Henry David Thoreau delivered what might be the most brutal observation in human history. On his morning walks, he would pass by laborers engaged in some rote task, and upon returning in the late afternoon, would find them repeating the same task. His conclusion? That we should, without irony, applaud such a person for not ending their own life.
Wage work can have important benefits — you may gain technical skills and provide for a family — but never fool yourself into thinking that the benefits will outweigh the internal deterioration.
There is a cascade of profoundly corrosive consequences that happen the longer a person sacrifices large portions of their life to wage work:
You will slowly care less about meaning, curiosity, creativity and wisdom, as you routinely shelf your true self in order to excel as a careerist.

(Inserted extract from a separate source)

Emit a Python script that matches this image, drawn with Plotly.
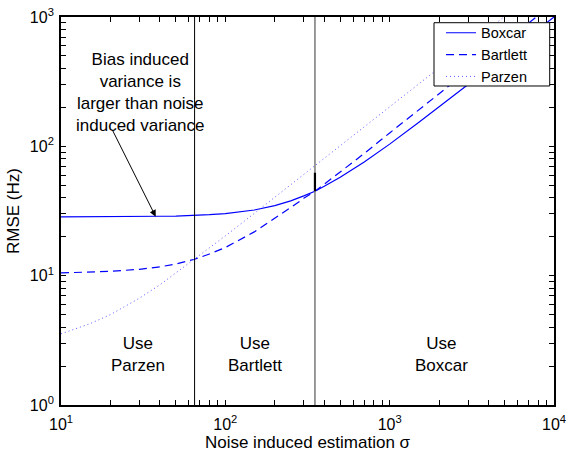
import numpy as np
import plotly.graph_objects as go

# Noise-induced estimation sigma and RMSE (Hz) of each window
sigma = [10, 15, 20, 30, 40, 50, 65, 80, 100, 150, 200, 250, 300, 351,
         400, 500, 700, 1000, 1500, 2000, 3000, 5000, 7000, 10000]
boxcar = [28.5, 28.5, 28.6, 28.7, 28.8, 28.9, 29.2, 29.6, 30.2, 32.2, 34.8, 37.9, 41.4, 45.0,
          49.1, 57.6, 75.6, 104, 153, 202, 301, 501, 700, 1000]
bartlett = [10.5, 10.6, 10.8, 11.2, 11.7, 12.3, 13.4, 14.7, 16.5, 21.8, 27.7, 33.6, 39.6, 45.0,
            51.0, 63.2, 88, 127, 190, 255, 385, 640, 895, 1280]
parzen = [3.55, 4.25, 5.0, 6.7, 8.5, 10.5, 13.5, 16.4, 20.3, 30.3, 40.4, 50.5, 60.6, 70.9,
          80.8, 101, 141, 202, 303, 404, 606, 1010, 1414, 2020]

# window-choice boundaries (sigma)
parzen_bartlett_edge = 65
bartlett_boxcar_edge = 351
edge_marker_rmse = [45, 62.5]

x_ticks = [10, 100, 1000, 10000]
x_ticktext = ["10<sup>1</sup>", "10<sup>2</sup>", "10<sup>3</sup>", "10<sup>4</sup>"]
y_ticks = [1, 10, 100, 1000]
y_ticktext = ["10<sup>0</sup>", "10<sup>1</sup>", "10<sup>2</sup>", "10<sup>3</sup>"]

# unlabelled ticks between decades
x_minor = [m * 10 ** d for d in range(1, 4) for m in range(2, 10)]
y_minor = [m * 10 ** d for d in range(0, 3) for m in range(2, 10)]

# region labels: (text, sigma, rmse)
regions = [("Use<br>Parzen", 29.4, 2.45),
           ("Use<br>Bartlett", 152, 2.45),
           ("Use<br>Boxcar", 2056, 2.45)]

note_text = "Bias induced<br>variance is<br>larger than noise<br>induced variance"
note_pos = (30.3, 262)
arrow_tip = (37.7, 28.6)

FONT = "Liberation Sans, Arial, Helvetica, sans-serif"
BLUE = "#0000ff"

fig = go.Figure()
fig.add_trace(go.Scatter(x=sigma, y=boxcar, mode="lines", name="Boxcar",
                         line=dict(color=BLUE, width=1.2)))
fig.add_trace(go.Scatter(x=sigma, y=bartlett, mode="lines", name="Bartlett",
                         line=dict(color=BLUE, width=1.2, dash="8px,5px")))
fig.add_trace(go.Scatter(x=sigma, y=parzen, mode="lines", name="Parzen",
                         line=dict(color="#5a5aff", width=1, dash="1px,3px")))

fig.add_shape(type="line", xref="x", yref="paper",
              x0=parzen_bartlett_edge, x1=parzen_bartlett_edge, y0=0, y1=1,
              line=dict(color="black", width=1))
fig.add_shape(type="line", xref="x", yref="paper",
              x0=bartlett_boxcar_edge, x1=bartlett_boxcar_edge, y0=0, y1=1,
              line=dict(color="#808080", width=1.6))
fig.add_shape(type="line", xref="x", yref="y",
              x0=bartlett_boxcar_edge, x1=bartlett_boxcar_edge,
              y0=edge_marker_rmse[0], y1=edge_marker_rmse[1],
              line=dict(color="black", width=2.2))

# legend frame (white box that hides the curves behind the legend)
fig.add_shape(type="rect", xref="paper", yref="paper", layer="above",
              x0=0.7566, x1=0.9913, y0=0.8222, y1=0.9853,
              fillcolor="white", line=dict(color="black", width=1))

for text, sx, ry in regions:
    fig.add_annotation(x=np.log10(sx), y=np.log10(ry), xref="x", yref="y",
                       text=text, showarrow=False,
                       font=dict(family=FONT, size=17, color="black"))

fig.add_annotation(x=np.log10(note_pos[0]), y=np.log10(note_pos[1]), xref="x", yref="y",
                   text=note_text, showarrow=False,
                   font=dict(family=FONT, size=17, color="black"))
fig.add_annotation(x=np.log10(arrow_tip[0]), y=np.log10(arrow_tip[1]), xref="x", yref="y",
                   text="", showarrow=True, ax=-44, ay=-88,
                   arrowhead=2, arrowsize=1.3, arrowwidth=1, arrowcolor="black",
                   standoff=0)

axis_common = dict(
    type="log", showgrid=False, zeroline=False, automargin=False,
    showline=True, linecolor="black", linewidth=1.8, mirror="ticks",
    ticks="inside", ticklen=5, tickwidth=1.2, tickcolor="black",
    tickfont=dict(family=FONT, size=16, color="black"),
    tickmode="array", ticklabeloverflow="allow", layer="above traces",
)

fig.update_layout(
    xaxis=dict(**axis_common, range=[1, 4],
               tickvals=x_ticks + x_minor,
               ticktext=x_ticktext + [""] * len(x_minor),
               ticklabelstandoff=4,
               title=dict(text="Noise induced estimation σ", standoff=4,
                          font=dict(family=FONT, size=17, color="black"))),
    yaxis=dict(**axis_common, range=[0, 3],
               tickvals=y_ticks + y_minor,
               ticktext=y_ticktext + [""] * len(y_minor),
               ticklabelstandoff=2,
               title=dict(text="RMSE (Hz)", standoff=6,
                          font=dict(family=FONT, size=17, color="black"))),
)

fig.update_layout(
    width=566, height=455,
    margin=dict(l=61, r=12, t=17, b=50),
    paper_bgcolor="white", plot_bgcolor="white",
    font=dict(family=FONT, size=16, color="black"),
    legend=dict(x=0.7708, y=1.0005, xanchor="left", yanchor="top",
                bgcolor="rgba(0,0,0,0)", borderwidth=0,
                font=dict(family=FONT, size=14.5, color="black"),
                itemwidth=30, tracegroupgap=0),
    showlegend=True,
)

fig.write_html("out.html")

Your creative and intellectual muscles atrophy.
A creeping sense of apathy and dread sets in, often manifesting in anxiety and depression.
You will become more hedonistic. Free time becomes sedation time. Evenings and weekends become an exercise in escapism, a desperate attempt to recover the self that has been annihilated during working hours.
As I’ve argued elsewhere, at the core of our meaning crisis is the structure of modern work:
No one can build a truly great life without a significant degree of autonomy and leisure — something which is very difficult to do when you’re under the control of another person… When we’re alienated from our labor — when our best creative energies are spent on meaningless projects that serve someone else’s vision — we experience profound psychological estrangement. Most people feel that their true selves exist only outside of work, which means they're only themselves for a tiny portion of their lives. They live for the weekend or for the evening hours when they can finally pursue what they want, while the rest of their lives are put on hold. This fragmentation between “who I am” and “what I do” erodes any sense of a coherent identity. Modern work doesn’t just alienate, it imposes a kind of low-grade schizophrenia on all of us.
Meaningful work generates a natural momentum — focus comes effortlessly, creativity flourishes and our actions become animated. Meaningless work, on the other hand, generates a natural friction.
The real cost of wage work isn’t just your time, your exhaustion or even your creativity. It’s that, over time, you will forget who you really are.
It is truly cathartic in a way, when your feelings are echoed so profoundly by the words of another. Thank you for your wonderful work as always. It’s an aggressive act of rebellion to make time to be the person you were meant to be. Much harder these days when everyone around is so deeply sedated by the same ailment. Definitely need to come back to this from time to time
I was just thinking about it. I don't think entrepreneurship is the answer, because any business needs to survive and so it falls onto the same path of making money and having to grow. Am I wrong? Any entrepreneurs out there, are you not caught up in the same rat race of living for weekends minus the fact that you probably working through them? Is work a problem. Period?? Or is it the purpose of the work? I always think that working in a coffee shop should be one of the most enjoyable jobs on the planet because you make someone's day with your latte. If we could do this for 2-3 hours a day and move on to something else that we also enjoy, like designing and teaching a marketing course... "In letters from 500" they describe a future society where careers don't exist and people choose any job they want to do for a time being, and then move on to the next, they want to explore. But not for 8hrs a day. It's stupid. Work should be us helping a society and community to become better by contributing our unique talents and interests.